▶ **Your goal**: Transcribe the whole listing below without changing a word, but leave out every image.

▶ **Provided data**:

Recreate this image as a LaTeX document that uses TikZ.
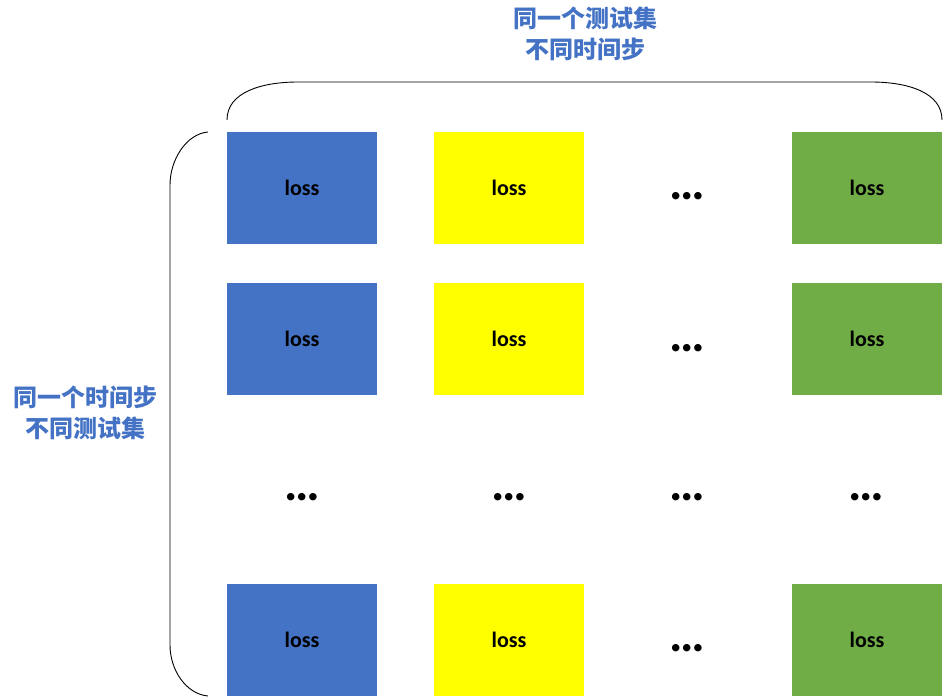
\documentclass[tikz,border=0pt]{standalone}
\usepackage{fontspec}
\setmainfont{Carlito}
\newfontfamily\cjk{Noto Sans CJK SC}
\definecolor{cblue}{HTML}{4472C4}
\definecolor{cyellow}{HTML}{FFFF00}
\definecolor{cgreen}{HTML}{70AD47}
\definecolor{ctext}{HTML}{4472C4}
\begin{document}
\begin{tikzpicture}[x=1pt,y=-1pt,
  cell/.style={minimum width=150pt,minimum height=112pt,inner sep=0pt,font=\fontsize{22}{26}\selectfont\bfseries},
  bluecell/.style={cell,fill=cblue},
  yellowcell/.style={cell,fill=cyellow},
  greencell/.style={cell,fill=cgreen},
  dotsnode/.style={inner sep=0pt,anchor=base,font=\fontsize{50}{50}\selectfont\bfseries},
  label/.style={align=center,text=ctext,font=\cjk\bfseries\fontsize{24}{31}\selectfont},
  bracket/.style={draw=black,line width=0.9pt}]
\useasboundingbox (0,0) rectangle (944,698);
% row 1
\node[bluecell] (b1) at (302,188) {loss};
\node[yellowcell] (y1) at (509,188) {loss};
\node[dotsnode] (d1) at (687,199) {…};
\node[greencell] (g1) at (867,188) {loss};
% row 2
\node[bluecell] (b2) at (302,339) {loss};
\node[yellowcell] (y2) at (509,339) {loss};
\node[dotsnode] (d2) at (687,351) {…};
\node[greencell] (g2) at (867,339) {loss};
% dots row
\node[dotsnode] (e1) at (302,500) {…};
\node[dotsnode] (e2) at (509,500) {…};
\node[dotsnode] (e3) at (687,500) {…};
\node[dotsnode] (e4) at (866,500) {…};
% row 4
\node[bluecell] (b4) at (302,640) {loss};
\node[yellowcell] (y4) at (509,640) {loss};
\node[dotsnode] (d4) at (687,651) {…};
\node[greencell] (g4) at (867,640) {loss};
% labels
\node[label] (top) at (585,34) {同一个测试集\\不同时间步};
\node[label] (left) at (85,413) {同一个时间步\\不同测试集};
% brackets
\coordinate (t1) at (227,120);
\coordinate (t2) at (942,120);
\draw[bracket] (t1) .. controls (227,92) and (262,82) .. (298,82) -- (871,82) .. controls (907,82) and (942,92) .. (t2);
\coordinate (l1) at (208,132);
\coordinate (l2) at (208,696);
\draw[bracket] (l1) .. controls (186,134) and (170,160) .. (170,185) -- (170,645) .. controls (170,670) and (186,694) .. (l2);
\end{tikzpicture}
\end{document}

▶ **Reply**:
Recreate this image as a LaTeX document that uses TikZ.
\documentclass[tikz,border=0pt]{standalone}
\usepackage{fontspec}
\setmainfont{Carlito}
\newfontfamily\cjk{Noto Sans CJK SC}
\definecolor{cblue}{HTML}{4472C4}
\definecolor{cyellow}{HTML}{FFFF00}
\definecolor{cgreen}{HTML}{70AD47}
\definecolor{ctext}{HTML}{4472C4}
\begin{document}
\begin{tikzpicture}[x=1pt,y=-1pt,
  cell/.style={minimum width=150pt,minimum height=112pt,inner sep=0pt,font=\fontsize{22}{26}\selectfont\bfseries},
  bluecell/.style={cell,fill=cblue},
  yellowcell/.style={cell,fill=cyellow},
  greencell/.style={cell,fill=cgreen},
  dotsnode/.style={inner sep=0pt,anchor=base,font=\fontsize{50}{50}\selectfont\bfseries},
  label/.style={align=center,text=ctext,font=\cjk\bfseries\fontsize{24}{31}\selectfont},
  bracket/.style={draw=black,line width=0.9pt}]
\useasboundingbox (0,0) rectangle (944,698);
% row 1
\node[bluecell] (b1) at (302,188) {loss};
\node[yellowcell] (y1) at (509,188) {loss};
\node[dotsnode] (d1) at (687,199) {…};
\node[greencell] (g1) at (867,188) {loss};
% row 2
\node[bluecell] (b2) at (302,339) {loss};
\node[yellowcell] (y2) at (509,339) {loss};
\node[dotsnode] (d2) at (687,351) {…};
\node[greencell] (g2) at (867,339) {loss};
% dots row
\node[dotsnode] (e1) at (302,500) {…};
\node[dotsnode] (e2) at (509,500) {…};
\node[dotsnode] (e3) at (687,500) {…};
\node[dotsnode] (e4) at (866,500) {…};
% row 4
\node[bluecell] (b4) at (302,640) {loss};
\node[yellowcell] (y4) at (509,640) {loss};
\node[dotsnode] (d4) at (687,651) {…};
\node[greencell] (g4) at (867,640) {loss};
% labels
\node[label] (top) at (585,34) {同一个测试集\\不同时间步};
\node[label] (left) at (85,413) {同一个时间步\\不同测试集};
% brackets
\coordinate (t1) at (227,120);
\coordinate (t2) at (942,120);
\draw[bracket] (t1) .. controls (227,92) and (262,82) .. (298,82) -- (871,82) .. controls (907,82) and (942,92) .. (t2);
\coordinate (l1) at (208,132);
\coordinate (l2) at (208,696);
\draw[bracket] (l1) .. controls (186,134) and (170,160) .. (170,185) -- (170,645) .. controls (170,670) and (186,694) .. (l2);
\end{tikzpicture}
\end{document}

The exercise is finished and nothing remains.